YOUR GOAL » Omit the pictures and print exactly the lines of the listing below, starting at the first and ending at the line containing "(y113) at (1057,41)".

"""

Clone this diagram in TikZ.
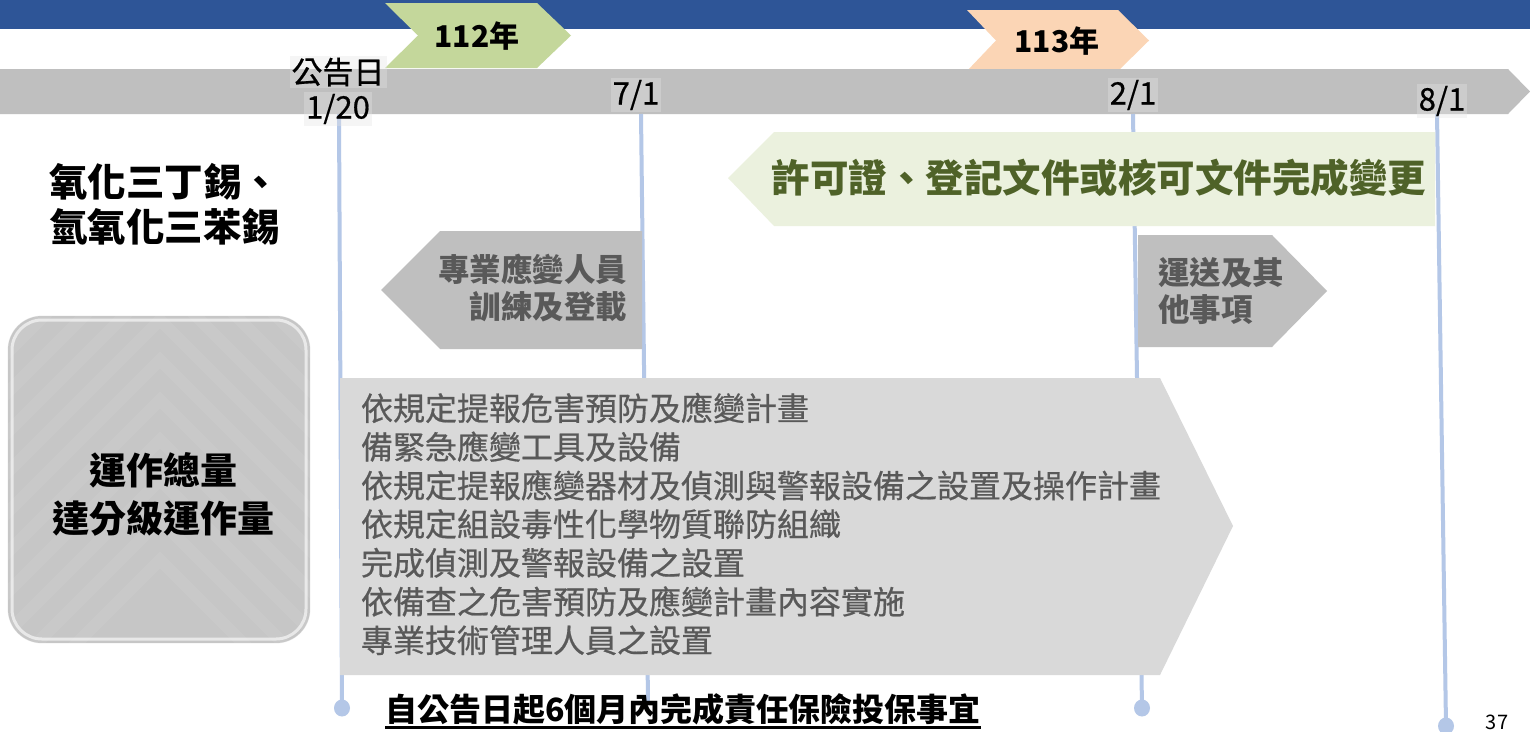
\documentclass[tikz,border=0pt]{standalone}
\usepackage{fontspec}
\setmainfont{Noto Sans CJK TC}
\newfontfamily\medfont[FakeBold=0.6]{Noto Sans CJK TC}
\definecolor{topblue}{RGB}{46,85,151}
\definecolor{bargray}{RGB}{191,191,191}
\definecolor{yrgreen}{RGB}{196,215,155}
\definecolor{yrpeach}{RGB}{251,213,181}
\definecolor{vline}{RGB}{180,199,231}
\definecolor{lightgreen}{RGB}{235,241,222}
\definecolor{olive}{RGB}{79,98,40}
\definecolor{listgray}{RGB}{217,217,217}
\definecolor{darktext}{RGB}{89,89,89}
\definecolor{boxgray}{RGB}{198,198,198}
\begin{document}
\begin{tikzpicture}[x=1pt,y=-1pt,
  every node/.style={inner sep=0pt,outer sep=0pt},
  yeartxt/.style={font=\fontsize{30}{30}\selectfont\bfseries,text=black},
  datetxt/.style={font=\fontsize{31}{31}\selectfont\medfont,text=black,fill=black!10,fill opacity=0.35,text opacity=1,inner sep=2pt},
  lefttxt/.style={font=\fontsize{38.5}{38.5}\selectfont\bfseries,text=black},
  boxtxt/.style={font=\fontsize{37}{37}\selectfont\bfseries,text=black},
  arrtxt/.style={font=\fontsize{31.5}{31.5}\selectfont\bfseries,text=darktext},
  listtxt/.style={font=\fontsize{32}{32}\selectfont\medfont,text=darktext,anchor=west},
  vconn/.style={draw=vline,line width=4pt},
  vdot/.style={fill=vline}
]
\useasboundingbox (0,0) rectangle (1530,731);
\fill[white] (0,0) rectangle (1530,731);
% top band
\fill[topblue] (0,0) rectangle (1530,29);
% year chevrons
\fill[yrgreen] (385,3) -- (537,3) -- (571,35.5) -- (537,68) -- (385,68) -- (418,35.5) -- cycle;
\fill[yrpeach] (967,10) -- (1118,10) -- (1149,40.5) -- (1118,71) -- (967,71) -- (996,40.5) -- cycle;
% timeline bar
\fill[bargray] (0,69) -- (1508,69) -- (1530,91.5) -- (1508,114) -- (0,114) -- cycle;
\node[yeartxt] (y112) at (477,36) {112年};
\node[yeartxt] (y113) at (1057,41) {113年};

% vertical connectors
\coordinate (t1) at (339,114);  \coordinate (b1) at (342,708);
\coordinate (t2) at (641,114);  \coordinate (b2) at (648,702);
\coordinate (t3) at (1133,114); \coordinate (b3) at (1142,708);
\coordinate (t4) at (1437,114); \coordinate (b4) at (1446,726);
\draw[vconn] (t1) -- (b1);
\draw[vconn] (t2) -- (b2);
\draw[vconn] (t3) -- (b3);
\draw[vconn] (t4) -- (b4);
\fill[vdot] (b1) ellipse [x radius=8, y radius=8.5];
\fill[vdot] (b3) ellipse [x radius=8, y radius=8.5];
\fill[vdot] (b4) ellipse [x radius=8, y radius=8.5];

% date labels
\node[datetxt] (d0a) at (338,72) {公告日};
\node[datetxt] (d0b) at (338,109) {1/20};
\node[datetxt] (d1) at (636,95) {7/1};
\node[datetxt] (d2) at (1133,95) {2/1};
\node[datetxt] (d3) at (1442,101) {8/1};

% left labels
\node[lefttxt,anchor=west] (chem1) at (49,182) {氧化三丁錫、};
\node[lefttxt,anchor=west] (chem2) at (49,227) {氫氧化三苯錫};

% rounded gray box
\begin{scope}
  \clip[rounded corners=34] (8,316) rectangle (310,643);
  \fill[boxgray] (8,316) rectangle (310,643);
  \foreach \k in {0,...,14}{
    \draw[white,opacity=0.06,line width=12pt]
      (-200,560-40*\k+360) -- (160,200-40*\k+360) -- (520,560-40*\k+360);
  }
\end{scope}
\draw[white,opacity=0.6,line width=3pt,rounded corners=30] (12,320) rectangle (306,639);
\draw[black!20,opacity=0.35,line width=0.8pt,rounded corners=34] (8,316) rectangle (310,643);
\node[boxtxt] (tot1) at (163,470) {運作總量};
\node[boxtxt] (tot2) at (163,518) {達分級運作量};

% banner
\fill[lightgreen] (728,178) -- (774,132) -- (1435,132) -- (1435,226) -- (774,226) -- cycle;
\node[font=\fontsize{38.5}{38.5}\selectfont\bfseries,text=olive] (permit) at (1099,178) {許可證、登記文件或核可文件完成變更};

% training arrow (left pointing)
\fill[bargray] (381,290) -- (440,231) -- (642,231) -- (642,349) -- (440,349) -- cycle;
\node[arrtxt,anchor=east] (tr1) at (627,269) {專業應變人員};
\node[arrtxt,anchor=east] (tr2) at (627,307) {訓練及登載};

% transport arrow (right pointing)
\fill[bargray] (1138,235) -- (1272,235) -- (1327,291) -- (1272,347) -- (1138,347) -- cycle;
\node[arrtxt,anchor=west] (tp1) at (1158,273) {運送及其};
\node[arrtxt,anchor=west] (tp2) at (1158,310) {他事項};

% main list arrow
\fill[listgray] (340,378) -- (1160,378) -- (1233,526) -- (1160,675) -- (340,675) -- cycle;
\node[listtxt] (l1) at (361,408) {依規定提報危害預防及應變計畫};
\node[listtxt] (l2) at (361,446.7) {備緊急應變工具及設備};
\node[listtxt] (l3) at (361,485.4) {依規定提報應變器材及偵測與警報設備之設置及操作計畫};
\node[listtxt] (l4) at (361,524.1) {依規定組設毒性化學物質聯防組織};
\node[listtxt] (l5) at (361,562.8) {完成偵測及警報設備之設置};
\node[listtxt] (l6) at (361,601.5) {依備查之危害預防及應變計畫內容實施};
\node[listtxt] (l7) at (361,640.2) {專業技術管理人員之設置};

% bottom note
\node[font=\fontsize{32}{32}\selectfont\bfseries,text=black] (ins) at (683,709) {自公告日起6個月內完成責任保險投保事宜};
\draw[black,line width=2.5pt] (ins.south west) ++(0,3) coordinate (u1) -- (ins.south east |- u1);

% page number
\node[font=\fontsize{20}{20}\selectfont,text=black] (pg) at (1497,722) {37};
\end{tikzpicture}
\end{document}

"""

FULL ANSWER »
Clone this diagram in TikZ.
\documentclass[tikz,border=0pt]{standalone}
\usepackage{fontspec}
\setmainfont{Noto Sans CJK TC}
\newfontfamily\medfont[FakeBold=0.6]{Noto Sans CJK TC}
\definecolor{topblue}{RGB}{46,85,151}
\definecolor{bargray}{RGB}{191,191,191}
\definecolor{yrgreen}{RGB}{196,215,155}
\definecolor{yrpeach}{RGB}{251,213,181}
\definecolor{vline}{RGB}{180,199,231}
\definecolor{lightgreen}{RGB}{235,241,222}
\definecolor{olive}{RGB}{79,98,40}
\definecolor{listgray}{RGB}{217,217,217}
\definecolor{darktext}{RGB}{89,89,89}
\definecolor{boxgray}{RGB}{198,198,198}
\begin{document}
\begin{tikzpicture}[x=1pt,y=-1pt,
  every node/.style={inner sep=0pt,outer sep=0pt},
  yeartxt/.style={font=\fontsize{30}{30}\selectfont\bfseries,text=black},
  datetxt/.style={font=\fontsize{31}{31}\selectfont\medfont,text=black,fill=black!10,fill opacity=0.35,text opacity=1,inner sep=2pt},
  lefttxt/.style={font=\fontsize{38.5}{38.5}\selectfont\bfseries,text=black},
  boxtxt/.style={font=\fontsize{37}{37}\selectfont\bfseries,text=black},
  arrtxt/.style={font=\fontsize{31.5}{31.5}\selectfont\bfseries,text=darktext},
  listtxt/.style={font=\fontsize{32}{32}\selectfont\medfont,text=darktext,anchor=west},
  vconn/.style={draw=vline,line width=4pt},
  vdot/.style={fill=vline}
]
\useasboundingbox (0,0) rectangle (1530,731);
\fill[white] (0,0) rectangle (1530,731);
% top band
\fill[topblue] (0,0) rectangle (1530,29);
% year chevrons
\fill[yrgreen] (385,3) -- (537,3) -- (571,35.5) -- (537,68) -- (385,68) -- (418,35.5) -- cycle;
\fill[yrpeach] (967,10) -- (1118,10) -- (1149,40.5) -- (1118,71) -- (967,71) -- (996,40.5) -- cycle;
% timeline bar
\fill[bargray] (0,69) -- (1508,69) -- (1530,91.5) -- (1508,114) -- (0,114) -- cycle;
\node[yeartxt] (y112) at (477,36) {112年};
\node[yeartxt] (y113) at (1057,41) {113年};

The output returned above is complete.